= Viktoria Postnikova =

Russian musician

Viktoria Valentinovna Postnikova (Виктория Валентиновна Постникова; born 12 January 1944) is a Russian pianist.

==Biography==
Postnikova was born in Moscow into a family of musicians. She entered the Central Music School of the Moscow Conservatory at age six, studying with E.B. Musaelian. She graduated in 1967, having studied there and in postgraduate courses with Professor Yakov Flier. In 1965, she received an honorable mention at the VII International Chopin Piano Competition. She subsequently also won prizes at the Leeds International Piano Competition in England, the Vianna da Motta International Music Competition in Lisbon, and the Fourth International Tchaikovsky Competition in Moscow.

Her repertoire is extremely broad.

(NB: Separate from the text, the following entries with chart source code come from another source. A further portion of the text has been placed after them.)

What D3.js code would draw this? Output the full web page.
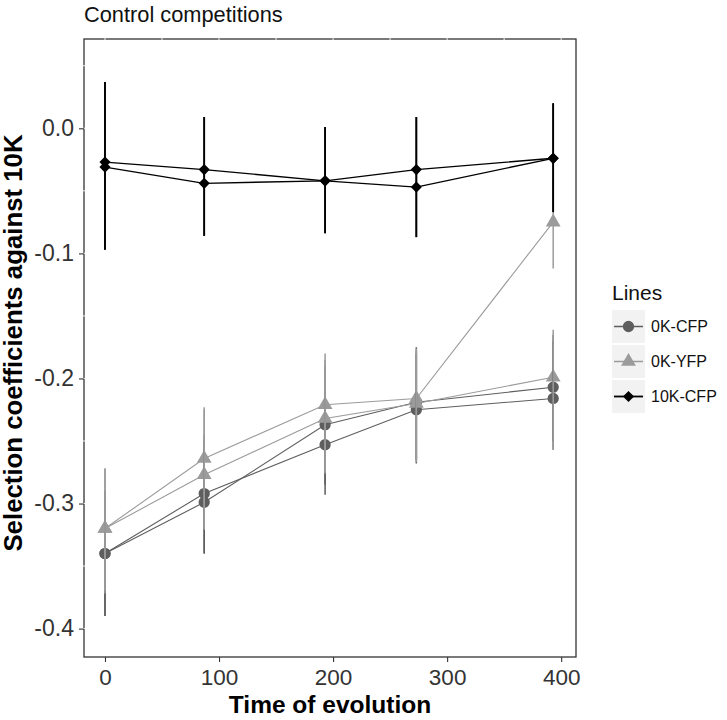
<!DOCTYPE html>
<html>
<head>
<meta charset="utf-8">
<script src="https://cdn.jsdelivr.net/npm/d3@7"></script>
<style>
  body { margin: 0; background: #fff; }
  svg { display: block; font-family: "Liberation Sans", Arial, sans-serif; }
</style>
</head>
<body>
<svg id="chart" width="727" height="720"></svg>
<script>
// ---------------- data ----------------
const times = [0, 87, 193, 273, 393];
const groups = ["0K-CFP", "0K-YFP", "10K-CFP"];
const xTicks = [0, 100, 200, 300, 400];
const yTicks = [0.0, -0.1, -0.2, -0.3, -0.4];

// two replicate lines per group
const cfpA   = [-0.340, -0.292, -0.253, -0.225, -0.216];
const cfpB   = [-0.340, -0.299, -0.237, -0.219, -0.207];
const yfpA   = [-0.320, -0.264, -0.221, -0.216, -0.075];
const yfpB   = [-0.320, -0.277, -0.232, -0.220, -0.199];
const k10A   = [-0.027, -0.033, -0.042, -0.033, -0.024];
const k10B   = [-0.031, -0.044, -0.042, -0.047, -0.024];

// error bar limits per line
const cfpA_lo = [-0.390, -0.340, -0.293, -0.268, -0.257];
const cfpA_hi = [-0.290, -0.245, -0.210, -0.180, -0.170];
const cfpB_lo = [-0.390, -0.340, -0.285, -0.265, -0.250];
const cfpB_hi = [-0.290, -0.250, -0.190, -0.175, -0.165];
const yfpA_lo = [-0.372, -0.321, -0.276, -0.267, -0.112];
const yfpA_hi = [-0.272, -0.223, -0.180, -0.176, -0.040];
const yfpB_lo = [-0.370, -0.320, -0.275, -0.265, -0.257];
const yfpB_hi = [-0.272, -0.225, -0.185, -0.178, -0.161];
const k10_lo  = [-0.097, -0.086, -0.084, -0.087, -0.067];
const k10_hi  = [ 0.037,  0.009,  0.001,  0.009,  0.020];

const seriesList = [
  { group: "0K-CFP",  vals: cfpA, lo: cfpA_lo, hi: cfpA_hi },
  { group: "0K-CFP",  vals: cfpB, lo: cfpB_lo, hi: cfpB_hi },
  { group: "0K-YFP",  vals: yfpA, lo: yfpA_lo, hi: yfpA_hi },
  { group: "0K-YFP",  vals: yfpB, lo: yfpB_lo, hi: yfpB_hi },
  { group: "10K-CFP", vals: k10A, lo: k10_lo,  hi: k10_hi },
  { group: "10K-CFP", vals: k10B, lo: k10_lo,  hi: k10_hi }
];

// ---------------- styles ----------------
const colors = { "0K-CFP": "#5e5e5e", "0K-YFP": "#9b9b9b", "10K-CFP": "#000000" };
const lineW  = { "0K-CFP": 1.1, "0K-YFP": 1.1, "10K-CFP": 1.4 };
const barW   = { "0K-CFP": 1.5, "0K-YFP": 1.5, "10K-CFP": 1.7 };

function markerPath(group) {
  if (group === "0K-CFP") return d3.symbol(d3.symbolCircle, 100)();
  if (group === "0K-YFP") return d3.symbol(d3.symbolTriangle, 95)();
  return d3.symbol(d3.symbolSquare, 62)();
}
function markerRot(group) { return group === "10K-CFP" ? 45 : 0; }

// ---------------- layout ----------------
const svg = d3.select("#chart");
const P = { left: 84, right: 576, top: 39, bottom: 657 };

const x = d3.scaleLinear().domain([-18.4, 413]).range([P.left, P.right]);
const y = d3.scaleLinear().domain([-0.4227, 0.0714]).range([P.bottom, P.top]);

// panel background
svg.append("rect").attr("x", P.left).attr("y", P.top)
  .attr("width", P.right - P.left).attr("height", P.bottom - P.top)
  .attr("fill", "#fff");

// lines
const lineGen = d3.line().x((d, i) => x(times[i])).y(d => y(d));
const gLines = svg.append("g");
seriesList.forEach(s => {
  gLines.append("path").attr("d", lineGen(s.vals))
    .attr("fill", "none").attr("stroke", colors[s.group])
    .attr("stroke-width", lineW[s.group]);
});

// points
const gPts = svg.append("g");
seriesList.forEach(s => {
  gPts.selectAll(null).data(s.vals).enter().append("path")
    .attr("d", markerPath(s.group))
    .attr("transform", (d, i) => `translate(${x(times[i])},${y(d)}) rotate(${markerRot(s.group)})`)
    .attr("fill", colors[s.group]);
});

// error bars
const gErr = svg.append("g");
seriesList.forEach(s => {
  gErr.selectAll(null).data(s.vals).enter().append("line")
    .attr("x1", (d, i) => x(times[i])).attr("x2", (d, i) => x(times[i]))
    .attr("y1", (d, i) => y(s.hi[i])).attr("y2", (d, i) => y(s.lo[i]))
    .attr("stroke", colors[s.group]).attr("stroke-width", barW[s.group]);
});

// panel border
svg.append("rect").attr("x", P.left).attr("y", P.top)
  .attr("width", P.right - P.left).attr("height", P.bottom - P.top)
  .attr("fill", "none").attr("stroke", "#333").attr("stroke-width", 1.3);

// small white gaps on top & left border (grid positions)
const gGap = svg.append("g");
d3.range(0, 401, 50).forEach(v => {
  gGap.append("line").attr("x1", x(v)).attr("x2", x(v))
    .attr("y1", P.top - 1.5).attr("y2", P.top + 1.5)
    .attr("stroke", "#fff").attr("stroke-width", 0.9);
});
d3.range(-0.4, 0.051, 0.05).forEach(v => {
  gGap.append("line").attr("x1", P.left - 1.5).attr("x2", P.left + 1.5)
    .attr("y1", y(v)).attr("y2", y(v))
    .attr("stroke", "#fff").attr("stroke-width", 0.9);
});

// axes
const xAxis = d3.axisBottom(x).tickValues(xTicks).tickSize(5).tickPadding(7)
  .tickFormat(d3.format("d"));
const gx = svg.append("g").attr("transform", `translate(0,${P.bottom})`).call(xAxis);
gx.select(".domain").remove();
gx.selectAll(".tick line").attr("stroke", "#333").attr("stroke-width", 1.1);
gx.selectAll(".tick text").attr("fill", "#333").style("font-size", "22.5px")
  .style("font-family", "'Liberation Sans', Arial, sans-serif");

const yAxis = d3.axisLeft(y).tickValues(yTicks).tickSize(5).tickPadding(5)
  .tickFormat(d3.format(".1f"));
const gy = svg.append("g").attr("transform", `translate(${P.left},0)`).call(yAxis);
gy.select(".domain").remove();
gy.selectAll(".tick line").attr("stroke", "#333").attr("stroke-width", 1.1);
gy.selectAll(".tick text").attr("fill", "#333").style("font-size", "23px")
  .style("font-family", "'Liberation Sans', Arial, sans-serif")
  .text(d => d3.format(".1f")(d).replace("−", "-"));

// titles
svg.append("text").attr("x", 84).attr("y", 22)
  .style("font-size", "21.8px").attr("fill", "#111")
  .text("Control competitions");

svg.append("text").attr("x", (P.left + P.right) / 2).attr("y", 713)
  .attr("text-anchor", "middle").style("font-size", "24.5px").style("font-weight", "bold")
  .text("Time of evolution");

svg.append("text")
  .attr("transform", `translate(22,${(P.top + P.bottom) / 2 - 5}) rotate(-90)`)
  .attr("text-anchor", "middle").style("font-size", "25.8px").style("font-weight", "bold")
  .text("Selection coefficients against 10K");

// legend
const lg = svg.append("g").attr("transform", "translate(612,0)");
lg.append("text").attr("x", 0).attr("y", 300).style("font-size", "21px").attr("fill", "#111")
  .text("Lines");
groups.forEach((g, i) => {
  const y0 = 310 + i * 35;
  lg.append("rect").attr("x", 0).attr("y", y0).attr("width", 33).attr("height", 33)
    .attr("fill", "#f2f2f2");
  lg.append("line").attr("x1", 2).attr("x2", 31).attr("y1", y0 + 16.5).attr("y2", y0 + 16.5)
    .attr("stroke", colors[g]).attr("stroke-width", lineW[g] + 0.4);
  lg.append("path").attr("d", markerPath(g))
    .attr("transform", `translate(16.5,${y0 + 16.5}) rotate(${markerRot(g)})`)
    .attr("fill", colors[g]);
  lg.append("text").attr("x", 39).attr("y", y0 + 22).style("font-size", "16px").attr("fill", "#111")
    .text(g);
});
</script>
</body>
</html>
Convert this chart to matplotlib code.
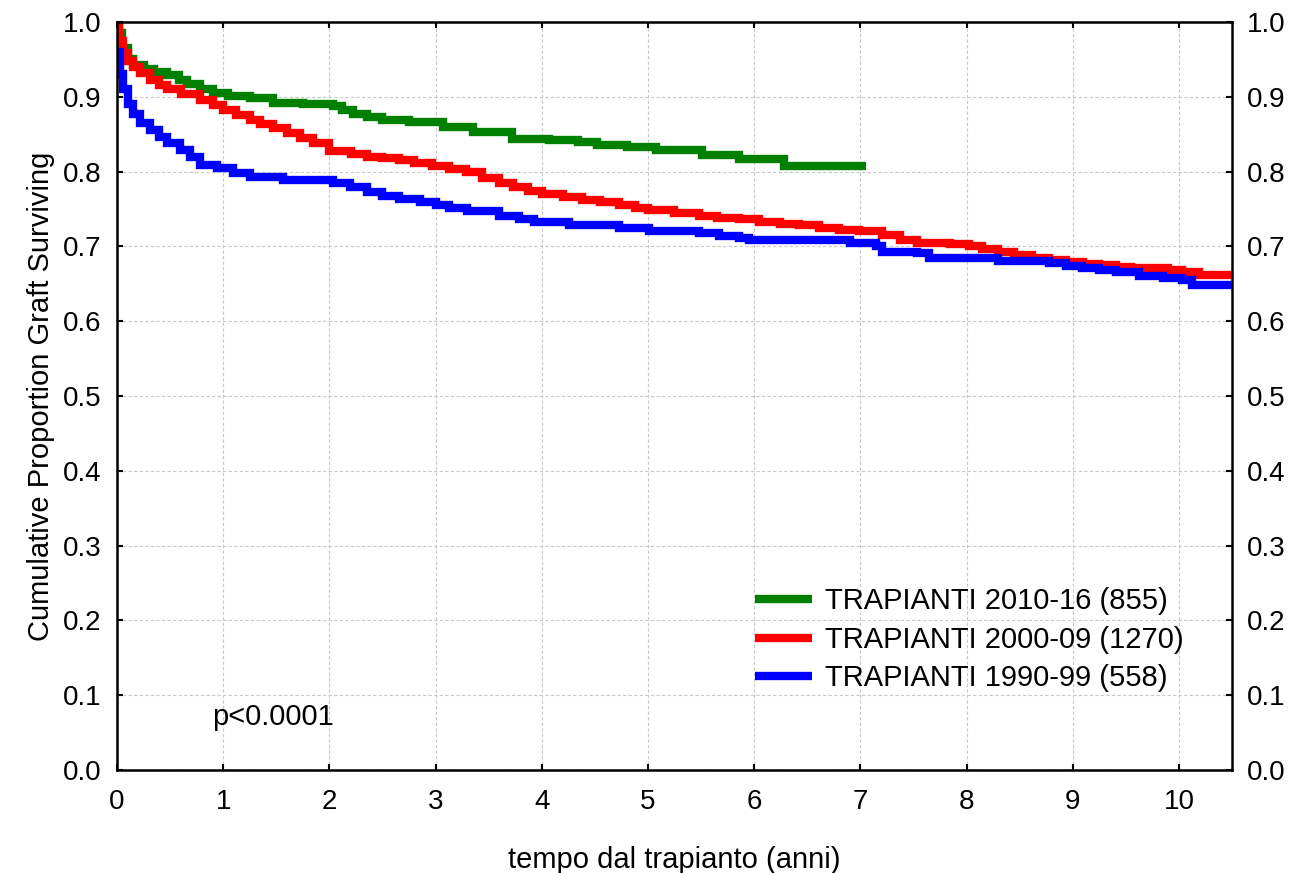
import matplotlib
matplotlib.use('Agg')
import matplotlib.pyplot as plt

plt.rcParams['font.family'] = ['Liberation Sans', 'DejaVu Sans']

# Kaplan-Meier step curves (years, proportion surviving)
green_t = [0, 0.02, 0.05, 0.1, 0.15, 0.25, 0.35, 0.47, 0.58, 0.66, 0.78, 0.9, 1.05, 1.25, 1.47,
           1.75, 2.03, 2.12, 2.22, 2.35, 2.5, 2.75, 3.07, 3.35, 3.72, 4.07, 4.34, 4.52, 4.8, 5.08,
           5.51, 5.86, 6.28, 7.05]
green_s = [1.0, 0.985, 0.965, 0.95, 0.943, 0.937, 0.933, 0.929, 0.922, 0.917, 0.911, 0.905, 0.901,
           0.898, 0.892, 0.89, 0.888, 0.882, 0.877, 0.873, 0.869, 0.866, 0.86, 0.853, 0.844, 0.842,
           0.839, 0.835, 0.833, 0.829, 0.822, 0.817, 0.807, 0.807]

red_t = [0, 0.02, 0.06, 0.1, 0.15, 0.22, 0.31, 0.4, 0.47, 0.6, 0.78, 0.9, 1.0, 1.12, 1.25, 1.35,
         1.47, 1.6, 1.72, 1.85, 2.0, 2.2, 2.35, 2.5, 2.66, 2.8, 2.97, 3.13, 3.29, 3.44, 3.6, 3.73,
         3.87, 4.0, 4.2, 4.38, 4.55, 4.73, 4.88, 5.0, 5.25, 5.48, 5.65, 5.86, 6.05, 6.24, 6.42,
         6.61, 6.8, 6.99, 7.2, 7.37, 7.53, 7.84, 8.02, 8.15, 8.3, 8.45, 8.62, 8.78, 8.94, 9.1,
         9.25, 9.41, 9.55, 9.72, 9.9, 10.03, 10.19, 10.5]
red_s = [1.0, 0.975, 0.958, 0.948, 0.94, 0.932, 0.923, 0.916, 0.911, 0.904, 0.896, 0.889, 0.882,
         0.876, 0.869, 0.864, 0.858, 0.851, 0.845, 0.838, 0.827, 0.823, 0.82, 0.818, 0.815, 0.812,
         0.808, 0.803, 0.799, 0.791, 0.785, 0.779, 0.774, 0.77, 0.766, 0.762, 0.759, 0.756, 0.752,
         0.749, 0.745, 0.741, 0.738, 0.736, 0.733, 0.73, 0.728, 0.725, 0.722, 0.72, 0.715, 0.709,
         0.705, 0.703, 0.7, 0.697, 0.693, 0.689, 0.685, 0.682, 0.679, 0.676, 0.675, 0.673, 0.671,
         0.671, 0.668, 0.666, 0.662, 0.662]

blue_t = [0, 0.03, 0.06, 0.1, 0.15, 0.22, 0.31, 0.4, 0.47, 0.59, 0.69, 0.78, 0.94, 1.09, 1.25,
          1.56, 1.88, 2.03, 2.19, 2.35, 2.5, 2.66, 2.85, 3.0, 3.13, 3.3, 3.6, 3.79, 3.93, 4.26,
          4.73, 5.01, 5.48, 5.67, 5.86, 5.95, 6.42, 6.9, 7.15, 7.2, 7.53, 7.65, 8.15, 8.3, 8.78,
          8.94, 9.09, 9.25, 9.41, 9.62, 9.85, 10.03, 10.12, 10.5]
blue_s = [0.96, 0.93, 0.91, 0.89, 0.877, 0.865, 0.855, 0.846, 0.838, 0.829, 0.82, 0.809, 0.805,
          0.798, 0.793, 0.789, 0.789, 0.785, 0.779, 0.773, 0.768, 0.764, 0.76, 0.755, 0.751,
          0.747, 0.741, 0.737, 0.733, 0.729, 0.724, 0.72, 0.718, 0.714, 0.711, 0.709, 0.708,
          0.705, 0.7, 0.693, 0.691, 0.685, 0.684, 0.68, 0.678, 0.674, 0.671, 0.669, 0.666,
          0.661, 0.658, 0.655, 0.648, 0.648]

labels = ['TRAPIANTI 2010-16 (855)', 'TRAPIANTI 2000-09 (1270)', 'TRAPIANTI 1990-99 (558)']
colors = ['#008000', '#ff0000', '#0000ff']

fig = plt.figure(figsize=(12.91, 8.73), dpi=100)
ax = fig.add_axes([0.0906, 0.118, 0.8637, 0.8568])

series = [(green_t, green_s), (red_t, red_s), (blue_t, blue_s)]
for (t, s), lab, col in zip(series, labels, colors):
    ax.plot(t, s, drawstyle='steps-post', color=col, lw=6, label=lab,
            solid_capstyle='butt', solid_joinstyle='miter')

ax.set_xlim(0, 10.5)
ax.set_ylim(0, 1.0)
ax.set_xticks(range(0, 11))
ax.set_yticks([i / 10 for i in range(11)])
ax.set_yticklabels(['%.1f' % (i / 10) for i in range(11)])
ax.grid(True, color='#c8c8c8', ls=(0, (3, 2)), lw=0.8)

for sp in ax.spines.values():
    sp.set_linewidth(1.8)
ax.tick_params(direction='in', top=True, right=True, labelright=True,
               length=4, width=1.5, labelsize=20)
ax.tick_params(axis='x', pad=14)
ax.tick_params(axis='y', pad=11)

ax.set_xlabel('tempo dal trapianto (anni)', fontsize=21, labelpad=22)
ax.set_ylabel('Cumulative Proportion Graft Surviving', fontsize=21, labelpad=6)

ax.text(0.9, 0.071, 'p<0.0001', fontsize=21, va='center', ha='left')

ax.legend(loc='upper left', bbox_to_anchor=(0.572, 0.244), frameon=False, fontsize=21,
          handlelength=1.97, handletextpad=0.45, labelspacing=0.36,
          borderaxespad=0, borderpad=0)

plt.savefig('out.png', dpi=100)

She took part in concerts, recordings and recitals at home and abroad with her conductor husband Gennady Rozhdestvensky, whom she married in 1969. He died in June 2018. Their son, Sasha Rozhdestvensky, is a violinist.

==Recordings==
Postnikova has recorded all three Tchaikovsky concertos for Decca; the Busoni Piano Concerto along with the complete piano music of Tchaikovsky, Janáček, and Glinka for Erato; violin sonatas by Richard Strauss and Busoni for Chandos; and the complete piano concertos of Brahms, Chopin, and Prokofiev among many other recordings for Melodiya.